The five dysfunctions of a team: A Leadership Fable by Patrick Lencioni

For long, I have adored Jim Collins, whose book ‘Good to Great’ had a lasting impact on me. Take the right people on the bus, he advised, if you want to grow together. Jim Collins may not have written much after that series, but there are more books that allow a glimpse on how teams flourish together. Or rather, ought to.


Author : Patrick Lencioni
Originally Published : 2002
Publication : Jossey-Bass
Pages : 229
Genre(s) :-
 Non-Fiction, Business, Management

Patrick Lencioni is one of the many management experts who go on to write books based on their teachings. I took some time to understood why he calls it a Fable, like his other books. Lencioni begins by eulogizing teamwork, saying it’s not finance nor strategy but teamwork that brings success. But for that to happen, all people in your company must row the boat in one direction. But teams are made up of diverse people and hence are dysfunctional inherently. 

The book starts out with the tale of Kathryn, who at 57, is hired as the CEO of DecisionTech, a company that has been crumbling. It’s chairman is the sole person who has trusted his instincts that Kathryn will succeed and who, in the first few days of her new stint, has announced a retreat at Napa Valley for the team. What she didn’t know was how dysfunctional her executive team was and how they’d throw up challenges at her. Like Jeff, who wanted to attend a customer’s meeting in place of the scheduled Napa retreat which Kathryn refuses. Being assertive, being clear about your goals and the means to achieve that must also be shared with your team. 
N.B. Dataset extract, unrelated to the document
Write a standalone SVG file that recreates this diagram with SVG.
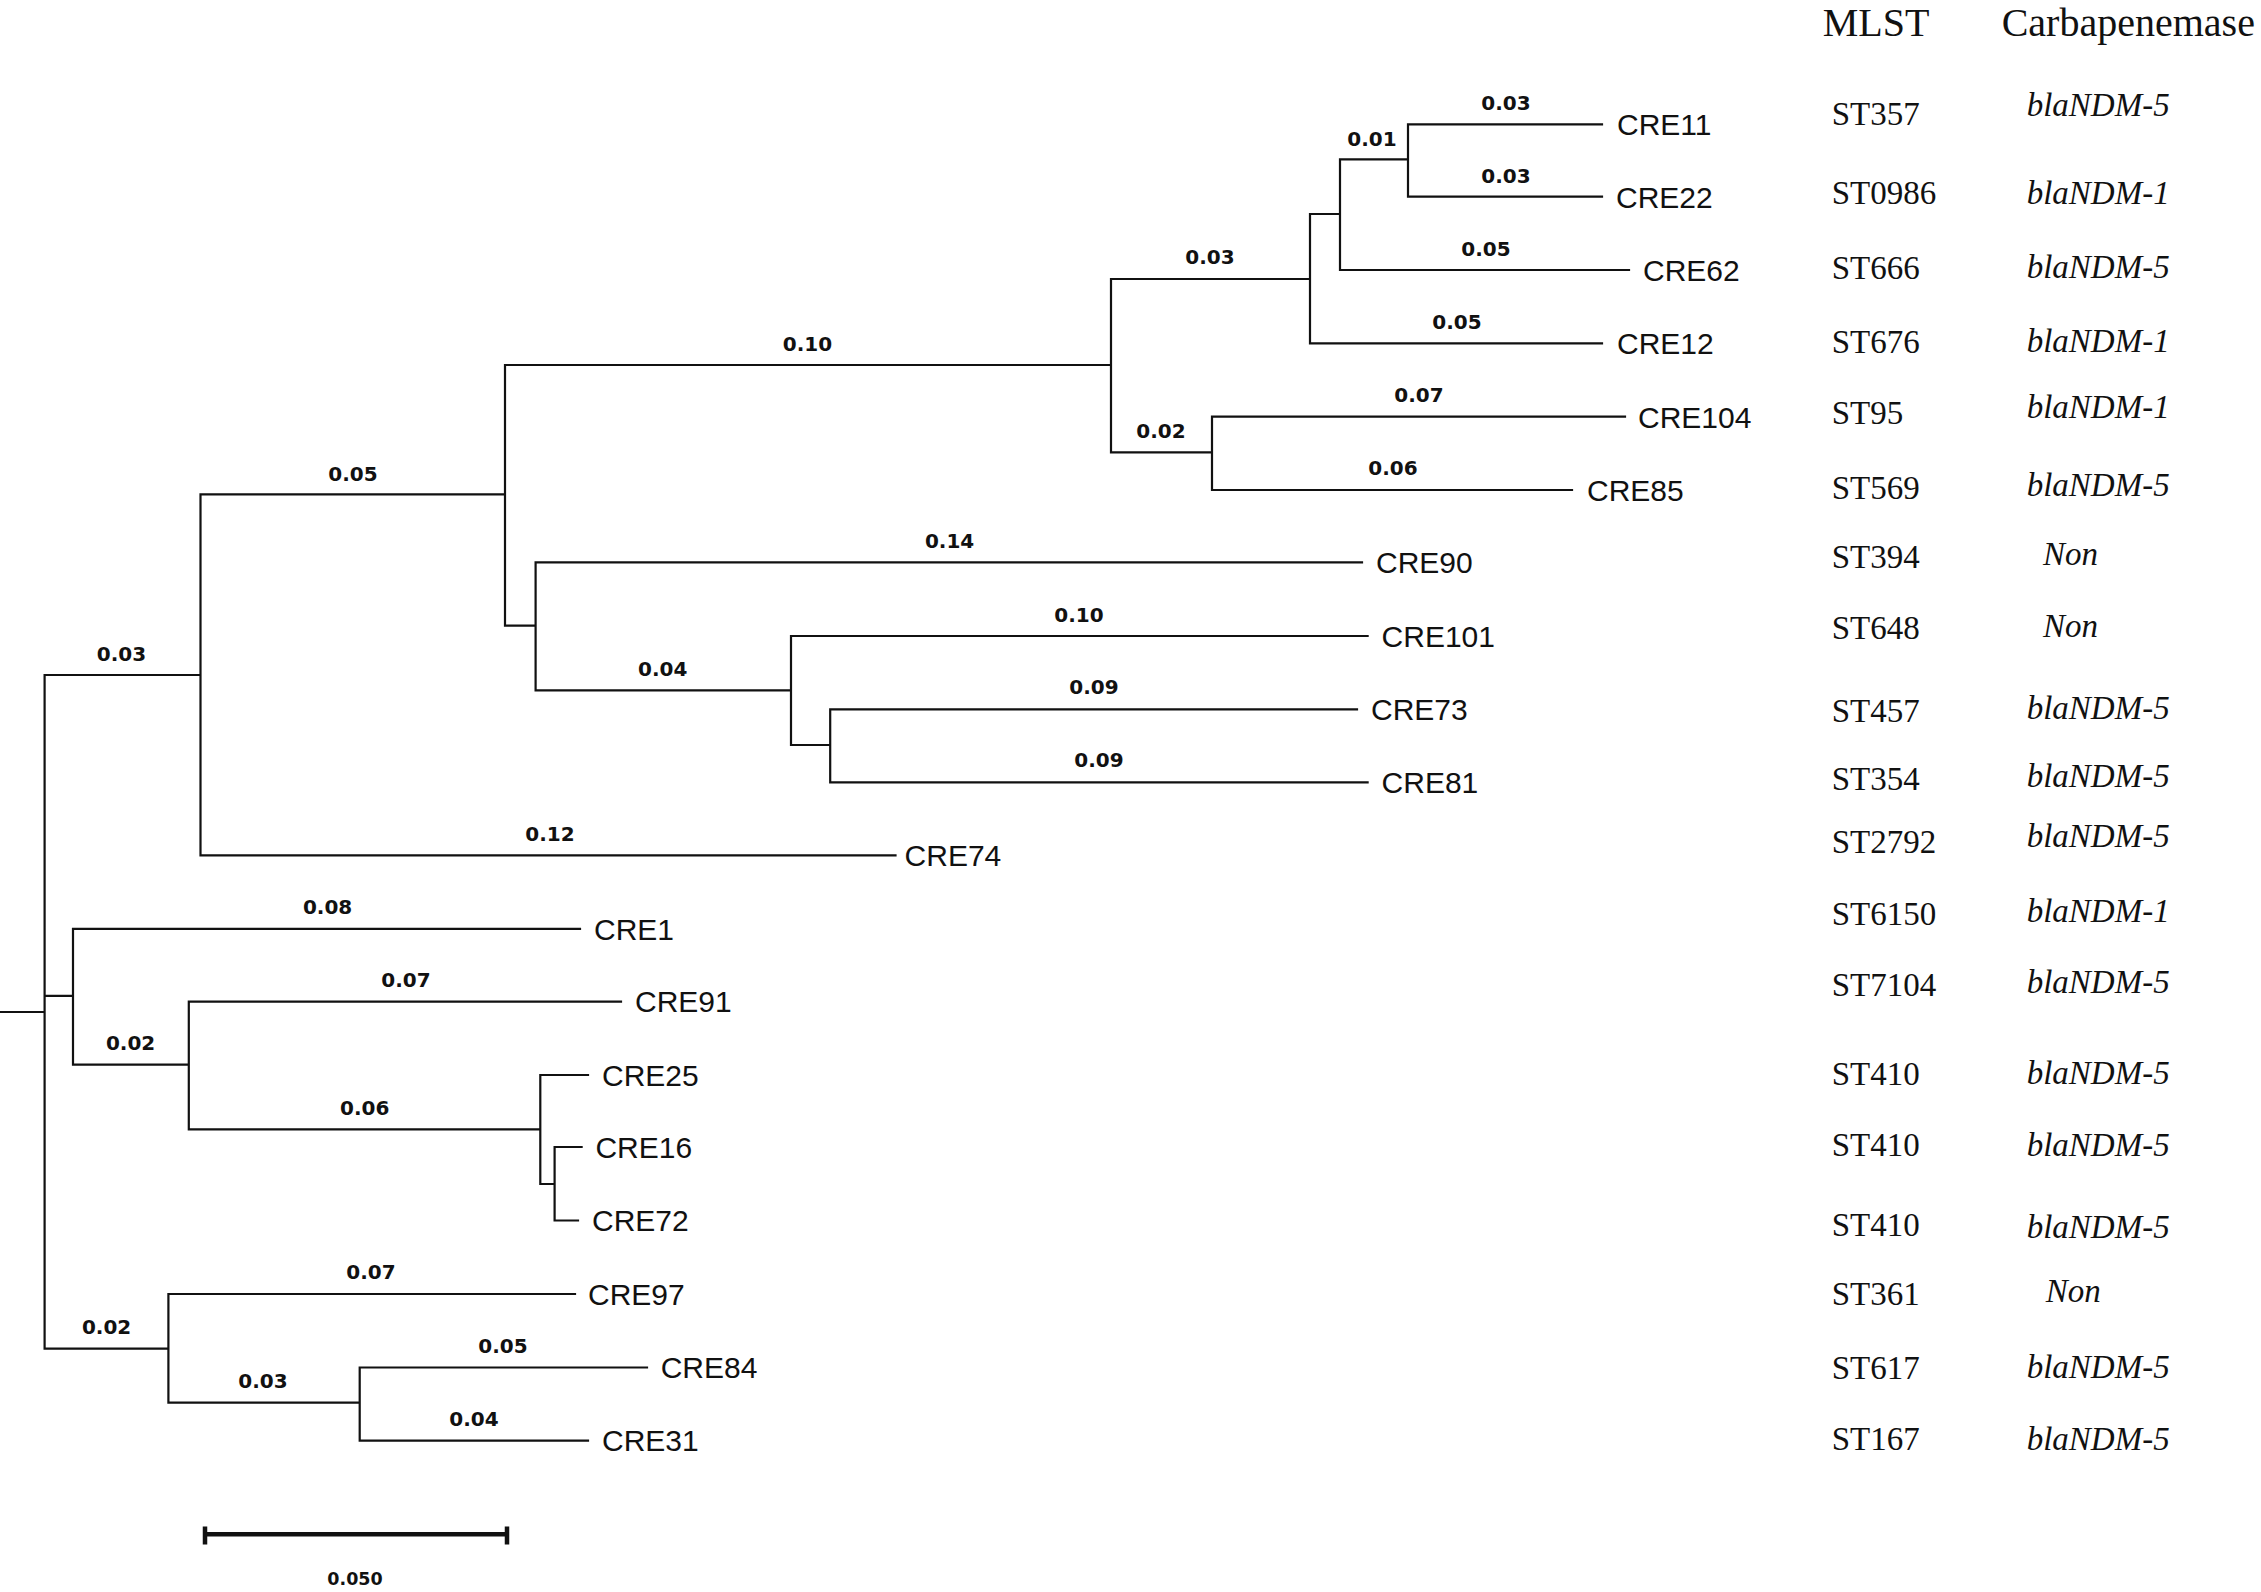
<svg xmlns="http://www.w3.org/2000/svg" width="2261" height="1592" viewBox="0 0 2261 1592">
<style>
.br{fill:none;stroke:#111;stroke-width:2.2;stroke-linecap:square}
.bl{font-family:"DejaVu Sans",Verdana,sans-serif;font-weight:bold;font-size:20px;fill:#111;text-anchor:middle}
.lf{font-family:"Liberation Sans",Arial,sans-serif;font-size:30px;fill:#111}
.hd{font-family:"Liberation Serif","Times New Roman",serif;font-size:40px;fill:#111}
.st{font-family:"Liberation Serif","Times New Roman",serif;font-size:33px;fill:#111}
.cb{font-family:"Liberation Serif","Times New Roman",serif;font-style:italic;font-size:33px;fill:#111}
</style>
<rect width="2261" height="1592" fill="#fff"/>
<g id="connectors">
<path class="br" d="M0 1012H44.6 M44.6 675V1348.7
M44.6 675H200.5 M200.5 494.3V855.3
M200.5 494.3H505 M505 365V625.7
M505 365H1111 M1111 279V452.3
M1111 279H1310 M1310 214V343.3
M1310 214H1340 M1340 159.3V270
M1340 159.3H1408 M1408 124.3V196.7
M1408 124.3H1602 M1408 196.7H1602
M1340 270H1629 M1310 343.3H1602
M1111 452.3H1212 M1212 416.7V490
M1212 416.7H1625 M1212 490H1572
M505 625.7H535.6 M535.6 562.3V690.3
M535.6 562.3H1362 M535.6 690.3H791 M791 636V745
M791 636H1367.6 M791 745H830.2 M830.2 709.3V782.3
M830.2 709.3H1357 M830.2 782.3H1367.6
M200.5 855.3H895.5
M44.6 995.9H73 M73 928.9V1064.7
M73 928.9H580 M73 1064.7H188.8 M188.8 1001.6V1129.4
M188.8 1001.6H621 M188.8 1129.4H540.3 M540.3 1075V1184
M540.3 1075H588 M540.3 1184H554.6 M554.6 1147V1220.5
M554.6 1147H581.6 M554.6 1220.5H578
M44.6 1348.7H168.4 M168.4 1294V1402.7
M168.4 1294H575 M168.4 1402.7H359.7 M359.7 1367.5V1440.6
M359.7 1367.5H647 M359.7 1440.6H588"/>
<g id="branch-lengths">
<text class="bl" x="121.5" y="660.7">0.03</text>
<text class="bl" x="353" y="480.7">0.05</text>
<text class="bl" x="807.5" y="351">0.10</text>
<text class="bl" x="1210" y="264">0.03</text>
<text class="bl" x="1372" y="146">0.01</text>
<text class="bl" x="1506" y="110">0.03</text>
<text class="bl" x="1506" y="183">0.03</text>
<text class="bl" x="1486" y="256">0.05</text>
<text class="bl" x="1457" y="329">0.05</text>
<text class="bl" x="1161" y="438">0.02</text>
<text class="bl" x="1419" y="402">0.07</text>
<text class="bl" x="1393" y="475">0.06</text>
<text class="bl" x="949.6" y="548.3">0.14</text>
<text class="bl" x="662.7" y="675.7">0.04</text>
<text class="bl" x="1079" y="621.7">0.10</text>
<text class="bl" x="1094" y="694.3">0.09</text>
<text class="bl" x="1099" y="767.3">0.09</text>
<text class="bl" x="550" y="840.5">0.12</text>
<text class="bl" x="327.6" y="913.6">0.08</text>
<text class="bl" x="406" y="987">0.07</text>
<text class="bl" x="130.6" y="1050">0.02</text>
<text class="bl" x="364.8" y="1114.5">0.06</text>
<text class="bl" x="371" y="1279">0.07</text>
<text class="bl" x="106.6" y="1333.8">0.02</text>
<text class="bl" x="503" y="1352.5">0.05</text>
<text class="bl" x="263" y="1388">0.03</text>
<text class="bl" x="474" y="1425.6">0.04</text>
</g>
</g>
<g id="leaves">
<g id="CRE11"><text class="lf" x="1617" y="135">CRE11</text></g>
<g id="CRE22"><text class="lf" x="1616" y="207.5">CRE22</text></g>
<g id="CRE62"><text class="lf" x="1643" y="280.5">CRE62</text></g>
<g id="CRE12"><text class="lf" x="1617" y="354">CRE12</text></g>
<g id="CRE104"><text class="lf" x="1638" y="427.5">CRE104</text></g>
<g id="CRE85"><text class="lf" x="1587" y="500.5">CRE85</text></g>
<g id="CRE90"><text class="lf" x="1376" y="573">CRE90</text></g>
<g id="CRE101"><text class="lf" x="1381.6" y="647">CRE101</text></g>
<g id="CRE73"><text class="lf" x="1371" y="720">CRE73</text></g>
<g id="CRE81"><text class="lf" x="1381.6" y="793">CRE81</text></g>
<g id="CRE74"><text class="lf" x="904.6" y="866">CRE74</text></g>
<g id="CRE1"><text class="lf" x="594" y="939.5">CRE1</text></g>
<g id="CRE91"><text class="lf" x="635" y="1012">CRE91</text></g>
<g id="CRE25"><text class="lf" x="602" y="1085.5">CRE25</text></g>
<g id="CRE16"><text class="lf" x="595.4" y="1157.5">CRE16</text></g>
<g id="CRE72"><text class="lf" x="592" y="1231">CRE72</text></g>
<g id="CRE97"><text class="lf" x="588" y="1304.5">CRE97</text></g>
<g id="CRE84"><text class="lf" x="660.7" y="1378">CRE84</text></g>
<g id="CRE31"><text class="lf" x="602" y="1451">CRE31</text></g>
</g>
<g id="table">
<g id="headers"><text class="hd" x="1822.7" y="35.7">MLST</text><text class="hd" x="2001.7" y="35.7">Carbapenemase</text></g>
<g id="row-CRE11"><text class="st" x="1831.7" y="125">ST357</text><text class="cb" x="2026.7" y="116">blaNDM-5</text></g>
<g id="row-CRE22"><text class="st" x="1831.7" y="204.3">ST0986</text><text class="cb" x="2026.7" y="204.3">blaNDM-1</text></g>
<g id="row-CRE62"><text class="st" x="1831.7" y="278.6">ST666</text><text class="cb" x="2026.7" y="278">blaNDM-5</text></g>
<g id="row-CRE12"><text class="st" x="1831.7" y="352.9">ST676</text><text class="cb" x="2026.7" y="351.8">blaNDM-1</text></g>
<g id="row-CRE104"><text class="st" x="1831.7" y="424.3">ST95</text><text class="cb" x="2026.7" y="417.9">blaNDM-1</text></g>
<g id="row-CRE85"><text class="st" x="1831.7" y="499.3">ST569</text><text class="cb" x="2026.7" y="495.7">blaNDM-5</text></g>
<g id="row-CRE90"><text class="st" x="1831.7" y="568.3">ST394</text><text class="cb" x="2043" y="565">Non</text></g>
<g id="row-CRE101"><text class="st" x="1831.7" y="639.3">ST648</text><text class="cb" x="2043" y="636.7">Non</text></g>
<g id="row-CRE73"><text class="st" x="1831.7" y="721.7">ST457</text><text class="cb" x="2026.7" y="719.3">blaNDM-5</text></g>
<g id="row-CRE81"><text class="st" x="1831.7" y="790">ST354</text><text class="cb" x="2026.7" y="787.3">blaNDM-5</text></g>
<g id="row-CRE74"><text class="st" x="1831.7" y="853.3">ST2792</text><text class="cb" x="2026.7" y="846.7">blaNDM-5</text></g>
<g id="row-CRE1"><text class="st" x="1831.7" y="925">ST6150</text><text class="cb" x="2026.7" y="921.7">blaNDM-1</text></g>
<g id="row-CRE91"><text class="st" x="1831.7" y="996">ST7104</text><text class="cb" x="2026.7" y="993.3">blaNDM-5</text></g>
<g id="row-CRE25"><text class="st" x="1831.7" y="1085">ST410</text><text class="cb" x="2026.7" y="1084">blaNDM-5</text></g>
<g id="row-CRE16"><text class="st" x="1831.7" y="1156">ST410</text><text class="cb" x="2026.7" y="1156">blaNDM-5</text></g>
<g id="row-CRE72"><text class="st" x="1831.7" y="1236">ST410</text><text class="cb" x="2026.7" y="1238.3">blaNDM-5</text></g>
<g id="row-CRE97"><text class="st" x="1831.7" y="1305">ST361</text><text class="cb" x="2045.7" y="1301.7">Non</text></g>
<g id="row-CRE84"><text class="st" x="1831.7" y="1379.3">ST617</text><text class="cb" x="2026.7" y="1378.3">blaNDM-5</text></g>
<g id="row-CRE31"><text class="st" x="1831.7" y="1450">ST167</text><text class="cb" x="2026.7" y="1450">blaNDM-5</text></g>
</g>
<g id="scale-bar">
<path d="M205 1534.3H507 M205 1526.5V1544.5 M507 1526.5V1544.5" fill="none" stroke="#111" stroke-width="4.5"/>
<text class="bl" x="355" y="1585" style="font-size:17.5px">0.050</text>
</g>
</svg>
We soon see Kathryn addressing the core issues facing the team in light of the impending changes she plans to bring in. What she outlines is the crux of the book:

  • That trust is the foundation of a team
  • Great teams are never afraid to admit mistakes and show others some light on theirs
  • When everyone’s on the same page and no debate ensues, there isn’t much you’re moving towards afterall
  • Know your team well, many times you get gems up there from each other’s lives. Getting to know each other also breaks barriers- perceived or real
  • Understand and accept your strengths and weaknesses that impact your work as a team member
  • Play like a team, not for your own gratification. Care for the team’s results at all times even it means sharing credit for your own work
  • If someone can’t be a team-player, he can be benched. Lessons better be learned in time, the company has none

I actually loved the simple way in which the protagonist Kathryn is shown to present the five dysfunctions through her narrative. The simple pyramid makes for some interesting insights. 

The five dysfunctions beginning from the base of the problem pyramid are- 

  • Absence of trust – leading to invulnerability
  • Fear of conflict – results in artificial harmony
  • Lack of commitment – invariably creating ambiguity
  • Avoidance of accountability – means low standards of work or results
  • Inattention to results- causing an inflated focus on status and ego

What comes about through this is that teams ought to gel well and synchronize on all levels, not just on the outside but from the core. It’s complete human psychology at play here. Organizations fraught with internal politics never really make for great success, though they may make profit. 

The importance of conflict – Patrick has used some great dialogue as a tool to highlight the process of evolution of a team, though spoken by Kathryn in the ‘fable’. Conflict, she says, is as important in daily meetings, as in a movie. That’s the secret ingredient that makes things worthy of attending or watching. After Kathryn’s offsite retreat with her team, they’re back at work, things getting worse before they get better. Good leaders don’t just show what is to be done, they just remove the veil over things that the team realizes needs to be done. 

Key takeaways

  1. Good teams don’t just come together by chance, they need to be created, with much effort from leaders
  2. The five dysfunctions of a team need to be addressed with urgency before they go out of hand.
  3. Team building is an organic process that leads to genuine harmony at the workplace. It shows not just in good business but also in the way people interact with each other, support, help grow and stand in times of need. 
  4. Priorities, what comes at the cost of what, must be set straight very early and key urgently. Lacking that, teams just crumble under their own weight. 

Why I recommend this book

Read it if you’re a leader or even if you’re an employee. Make notes, for the fable method requires you to relate to what’s being said into your own life situations. 

Read chapters again and again and ponder. There’s plenty that’s being said by the characters other than Kathryn that you wonder if they’ve come alive on these pages straight out of your office setting! I would not tire to highlight the importance of a good team that everyone loves to work for and work with.